▶ _Brief_
Copy out the listing that follows, exactly, without its pictures.

(Charts and diagrams as code)
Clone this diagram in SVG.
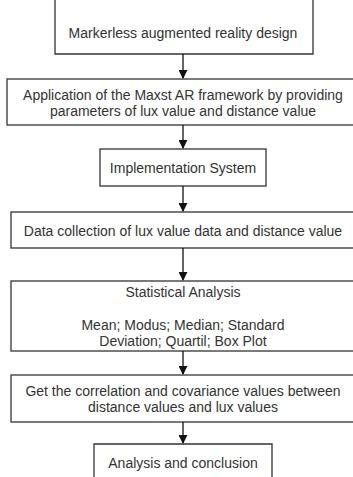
<svg xmlns="http://www.w3.org/2000/svg" width="353" height="477" viewBox="0 0 353 477">
<style>
.box{fill:#fff;stroke:#333;stroke-width:1.3}
.t{font-family:"Liberation Sans",Arial,sans-serif;font-size:14px;fill:#333;text-anchor:middle}
.c{stroke:#111;stroke-width:1.3;fill:none}
</style>
<defs>
<marker id="a" viewBox="0 0 10 10" refX="9" refY="5" markerWidth="9" markerHeight="9" markerUnits="userSpaceOnUse" orient="auto"><path d="M0,0 L10,5 L0,10 z" fill="#111"/></marker>
</defs>
<rect width="353" height="477" fill="#fff"/>
<g id="n1"><path class="box" d="M55,-2 V54 H313 V-2"/><text class="t" x="183" y="38">Markerless augmented reality design</text></g>
<g id="n2"><rect class="box" x="7" y="79" width="350" height="46"/><text class="t" x="183" y="100">Application of the Maxst AR framework by providing</text><text class="t" x="183" y="116">parameters of lux value and distance value</text></g>
<g id="n3"><rect class="box" x="100" y="149" width="166" height="37"/><text class="t" x="183" y="173">Implementation System</text></g>
<g id="n4"><rect class="box" x="11" y="212" width="346" height="36"/><text class="t" x="183" y="236">Data collection of lux value data and distance value</text></g>
<g id="n5"><rect class="box" x="11" y="281" width="346" height="70"/><text class="t" x="183" y="297">Statistical Analysis</text><text class="t" x="183" y="330">Mean; Modus; Median; Standard</text><text class="t" x="183" y="346">Deviation; Quartil; Box Plot</text></g>
<g id="n6"><rect class="box" x="11" y="375" width="346" height="47"/><text class="t" x="183" y="396">Get the correlation and covariance values between</text><text class="t" x="183" y="412">distance values and lux values</text></g>
<g id="n7"><path class="box" d="M94,480 V444 H272 V480"/><text class="t" x="183" y="468">Analysis and conclusion</text></g>
<g id="connectors">
<line class="c" x1="183" y1="54" x2="183" y2="78" marker-end="url(#a)"/>
<line class="c" x1="183" y1="125" x2="183" y2="148" marker-end="url(#a)"/>
<line class="c" x1="183" y1="186" x2="183" y2="211" marker-end="url(#a)"/>
<line class="c" x1="183" y1="248" x2="183" y2="280" marker-end="url(#a)"/>
<line class="c" x1="183" y1="351" x2="183" y2="374" marker-end="url(#a)"/>
<line class="c" x1="183" y1="422" x2="183" y2="443" marker-end="url(#a)"/>
</g>
</svg>
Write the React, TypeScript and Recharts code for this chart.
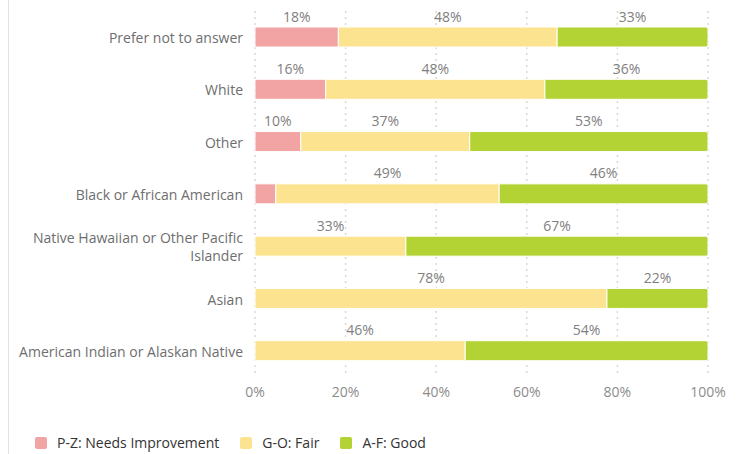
import React from 'react'
import {
  BarChart,
  Bar,
  XAxis,
  YAxis,
  CartesianGrid,
  Legend,
  LabelList,
} from 'recharts'

const categories = [
  'Prefer not to answer',
  'White',
  'Other',
  'Black or African American',
  'Native Hawaiian or Other Pacific Islander',
  'Asian',
  'American Indian or Alaskan Native',
]
const needsImprovement = [18.4, 15.6, 10.1, 4.6, 0, 0, 0]
const fair = [48.3, 48.4, 37.3, 49.3, 33.3, 77.7, 46.4]
const good = [33.3, 36.0, 52.6, 46.1, 66.7, 22.3, 53.6]
const xTicks = [0, 20, 40, 60, 80, 100]

const seriesInfo = [
  { key: 'needs', name: 'P-Z: Needs Improvement', color: '#f2a3a3' },
  { key: 'fair', name: 'G-O: Fair', color: '#fce38f' },
  { key: 'good', name: 'A-F: Good', color: '#b3d335' },
]

const data = categories.map((name, i) => ({
  name,
  needs: needsImprovement[i],
  fair: fair[i],
  good: good[i],
}))

const FONT = '"Open Sans", sans-serif'

function wrapWords(text: string, maxChars: number): string[] {
  const words = text.split(' ')
  const lines: string[] = []
  let cur = ''
  for (const w of words) {
    const next = cur ? cur + ' ' + w : w
    if (next.length > maxChars && cur) {
      lines.push(cur)
      cur = w
    } else {
      cur = next
    }
  }
  if (cur) lines.push(cur)
  return lines
}

function CategoryTick(props: any) {
  const { x, y, payload } = props
  const lines = wrapWords(String(payload.value), 34)
  const lineH = 18
  const startY = y - ((lines.length - 1) * lineH) / 2
  return (
    <text x={x} y={startY} textAnchor="end" fill="#6e6e6e" fontSize={14} fontFamily={FONT} dominantBaseline="central">
      {lines.map((l, i) => (
        <tspan key={i} x={x} y={startY + i * lineH}>
          {l}
        </tspan>
      ))}
    </text>
  )
}

function PercentTick(props: any) {
  const { x, y, payload } = props
  return (
    <text x={x} y={y + 8} textAnchor="middle" dominantBaseline="central" fill="#8c8c8c" fontSize={14} fontFamily={FONT}>
      {`${payload.value}%`}
    </text>
  )
}

function SegmentLabel(props: any) {
  const { x, y, width, value } = props
  if (!value || value < 6) return null
  return (
    <text
      x={x + width / 2}
      y={y - 11}
      textAnchor="middle"
      dominantBaseline="central"
      fill="#808080"
      fontSize={14}
      fontFamily={FONT}
    >
      {`${Math.round(value)}%`}
    </text>
  )
}

function LegendContent() {
  return (
    <div style={{ display: 'flex', gap: 21, fontFamily: FONT, fontSize: 14, color: '#333' }}>
      {seriesInfo.map((s) => (
        <div key={s.key} style={{ display: 'flex', alignItems: 'center' }}>
          <span
            style={{
              display: 'inline-block',
              width: 12,
              height: 12,
              borderRadius: 2,
              background: s.color,
              marginRight: 10,
            }}
          />
          {s.name}
        </div>
      ))}
    </div>
  )
}

export default function App() {
  return (
    <div style={{ position: 'absolute', left: 0, top: 0, width: 745, height: 454, background: '#fff' }}>
      <div style={{ position: 'absolute', left: 8, top: 0, bottom: 0, borderLeft: '1px solid #e2e2e2' }} />
      <BarChart
        width={745}
        height={454}
        data={data}
        layout="vertical"
        margin={{ top: 11, right: 37, left: 0, bottom: 16 }}
        barSize={20}
      >
        <CartesianGrid horizontal={false} stroke="#d9d9d9" strokeDasharray="2 4" strokeWidth={1.5} />
        <XAxis
          type="number"
          domain={[0, 100]}
          ticks={xTicks}
          axisLine={false}
          tickLine={false}
          tick={<PercentTick />}
          height={31}
          tickMargin={0}
        />
        <YAxis
          type="category"
          dataKey="name"
          width={255}
          axisLine={false}
          tickLine={false}
          tick={<CategoryTick />}
          tickMargin={6}
        />
        <Legend
          verticalAlign="bottom"
          align="left"
          height={30}
          content={<LegendContent />}
          wrapperStyle={{ left: 35, top: 433 }}
        />
        {seriesInfo.map((s, i) => (
          <Bar
            key={s.key}
            dataKey={s.key}
            name={s.name}
            stackId="a"
            fill={s.color}
            stroke="#fff"
            strokeWidth={1}
            radius={i === seriesInfo.length - 1 ? [0, 2, 2, 0] : 0}
            isAnimationActive={false}
          >
            <LabelList dataKey={s.key} content={<SegmentLabel />} />
          </Bar>
        ))}
      </BarChart>
    </div>
  )
}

▶ _Solution for this task_
Clone this diagram in SVG.
<svg xmlns="http://www.w3.org/2000/svg" width="353" height="477" viewBox="0 0 353 477">
<style>
.box{fill:#fff;stroke:#333;stroke-width:1.3}
.t{font-family:"Liberation Sans",Arial,sans-serif;font-size:14px;fill:#333;text-anchor:middle}
.c{stroke:#111;stroke-width:1.3;fill:none}
</style>
<defs>
<marker id="a" viewBox="0 0 10 10" refX="9" refY="5" markerWidth="9" markerHeight="9" markerUnits="userSpaceOnUse" orient="auto"><path d="M0,0 L10,5 L0,10 z" fill="#111"/></marker>
</defs>
<rect width="353" height="477" fill="#fff"/>
<g id="n1"><path class="box" d="M55,-2 V54 H313 V-2"/><text class="t" x="183" y="38">Markerless augmented reality design</text></g>
<g id="n2"><rect class="box" x="7" y="79" width="350" height="46"/><text class="t" x="183" y="100">Application of the Maxst AR framework by providing</text><text class="t" x="183" y="116">parameters of lux value and distance value</text></g>
<g id="n3"><rect class="box" x="100" y="149" width="166" height="37"/><text class="t" x="183" y="173">Implementation System</text></g>
<g id="n4"><rect class="box" x="11" y="212" width="346" height="36"/><text class="t" x="183" y="236">Data collection of lux value data and distance value</text></g>
<g id="n5"><rect class="box" x="11" y="281" width="346" height="70"/><text class="t" x="183" y="297">Statistical Analysis</text><text class="t" x="183" y="330">Mean; Modus; Median; Standard</text><text class="t" x="183" y="346">Deviation; Quartil; Box Plot</text></g>
<g id="n6"><rect class="box" x="11" y="375" width="346" height="47"/><text class="t" x="183" y="396">Get the correlation and covariance values between</text><text class="t" x="183" y="412">distance values and lux values</text></g>
<g id="n7"><path class="box" d="M94,480 V444 H272 V480"/><text class="t" x="183" y="468">Analysis and conclusion</text></g>
<g id="connectors">
<line class="c" x1="183" y1="54" x2="183" y2="78" marker-end="url(#a)"/>
<line class="c" x1="183" y1="125" x2="183" y2="148" marker-end="url(#a)"/>
<line class="c" x1="183" y1="186" x2="183" y2="211" marker-end="url(#a)"/>
<line class="c" x1="183" y1="248" x2="183" y2="280" marker-end="url(#a)"/>
<line class="c" x1="183" y1="351" x2="183" y2="374" marker-end="url(#a)"/>
<line class="c" x1="183" y1="422" x2="183" y2="443" marker-end="url(#a)"/>
</g>
</svg>
Write the React, TypeScript and Recharts code for this chart.
import React from 'react'
import {
  BarChart,
  Bar,
  XAxis,
  YAxis,
  CartesianGrid,
  Legend,
  LabelList,
} from 'recharts'

const categories = [
  'Prefer not to answer',
  'White',
  'Other',
  'Black or African American',
  'Native Hawaiian or Other Pacific Islander',
  'Asian',
  'American Indian or Alaskan Native',
]
const needsImprovement = [18.4, 15.6, 10.1, 4.6, 0, 0, 0]
const fair = [48.3, 48.4, 37.3, 49.3, 33.3, 77.7, 46.4]
const good = [33.3, 36.0, 52.6, 46.1, 66.7, 22.3, 53.6]
const xTicks = [0, 20, 40, 60, 80, 100]

const seriesInfo = [
  { key: 'needs', name: 'P-Z: Needs Improvement', color: '#f2a3a3' },
  { key: 'fair', name: 'G-O: Fair', color: '#fce38f' },
  { key: 'good', name: 'A-F: Good', color: '#b3d335' },
]

const data = categories.map((name, i) => ({
  name,
  needs: needsImprovement[i],
  fair: fair[i],
  good: good[i],
}))

const FONT = '"Open Sans", sans-serif'

function wrapWords(text: string, maxChars: number): string[] {
  const words = text.split(' ')
  const lines: string[] = []
  let cur = ''
  for (const w of words) {
    const next = cur ? cur + ' ' + w : w
    if (next.length > maxChars && cur) {
      lines.push(cur)
      cur = w
    } else {
      cur = next
    }
  }
  if (cur) lines.push(cur)
  return lines
}

function CategoryTick(props: any) {
  const { x, y, payload } = props
  const lines = wrapWords(String(payload.value), 34)
  const lineH = 18
  const startY = y - ((lines.length - 1) * lineH) / 2
  return (
    <text x={x} y={startY} textAnchor="end" fill="#6e6e6e" fontSize={14} fontFamily={FONT} dominantBaseline="central">
      {lines.map((l, i) => (
        <tspan key={i} x={x} y={startY + i * lineH}>
          {l}
        </tspan>
      ))}
    </text>
  )
}

function PercentTick(props: any) {
  const { x, y, payload } = props
  return (
    <text x={x} y={y + 8} textAnchor="middle" dominantBaseline="central" fill="#8c8c8c" fontSize={14} fontFamily={FONT}>
      {`${payload.value}%`}
    </text>
  )
}

function SegmentLabel(props: any) {
  const { x, y, width, value } = props
  if (!value || value < 6) return null
  return (
    <text
      x={x + width / 2}
      y={y - 11}
      textAnchor="middle"
      dominantBaseline="central"
      fill="#808080"
      fontSize={14}
      fontFamily={FONT}
    >
      {`${Math.round(value)}%`}
    </text>
  )
}

function LegendContent() {
  return (
    <div style={{ display: 'flex', gap: 21, fontFamily: FONT, fontSize: 14, color: '#333' }}>
      {seriesInfo.map((s) => (
        <div key={s.key} style={{ display: 'flex', alignItems: 'center' }}>
          <span
            style={{
              display: 'inline-block',
              width: 12,
              height: 12,
              borderRadius: 2,
              background: s.color,
              marginRight: 10,
            }}
          />
          {s.name}
        </div>
      ))}
    </div>
  )
}

export default function App() {
  return (
    <div style={{ position: 'absolute', left: 0, top: 0, width: 745, height: 454, background: '#fff' }}>
      <div style={{ position: 'absolute', left: 8, top: 0, bottom: 0, borderLeft: '1px solid #e2e2e2' }} />
      <BarChart
        width={745}
        height={454}
        data={data}
        layout="vertical"
        margin={{ top: 11, right: 37, left: 0, bottom: 16 }}
        barSize={20}
      >
        <CartesianGrid horizontal={false} stroke="#d9d9d9" strokeDasharray="2 4" strokeWidth={1.5} />
        <XAxis
          type="number"
          domain={[0, 100]}
          ticks={xTicks}
          axisLine={false}
          tickLine={false}
          tick={<PercentTick />}
          height={31}
          tickMargin={0}
        />
        <YAxis
          type="category"
          dataKey="name"
          width={255}
          axisLine={false}
          tickLine={false}
          tick={<CategoryTick />}
          tickMargin={6}
        />
        <Legend
          verticalAlign="bottom"
          align="left"
          height={30}
          content={<LegendContent />}
          wrapperStyle={{ left: 35, top: 433 }}
        />
        {seriesInfo.map((s, i) => (
          <Bar
            key={s.key}
            dataKey={s.key}
            name={s.name}
            stackId="a"
            fill={s.color}
            stroke="#fff"
            strokeWidth={1}
            radius={i === seriesInfo.length - 1 ? [0, 2, 2, 0] : 0}
            isAnimationActive={false}
          >
            <LabelList dataKey={s.key} content={<SegmentLabel />} />
          </Bar>
        ))}
      </BarChart>
    </div>
  )
}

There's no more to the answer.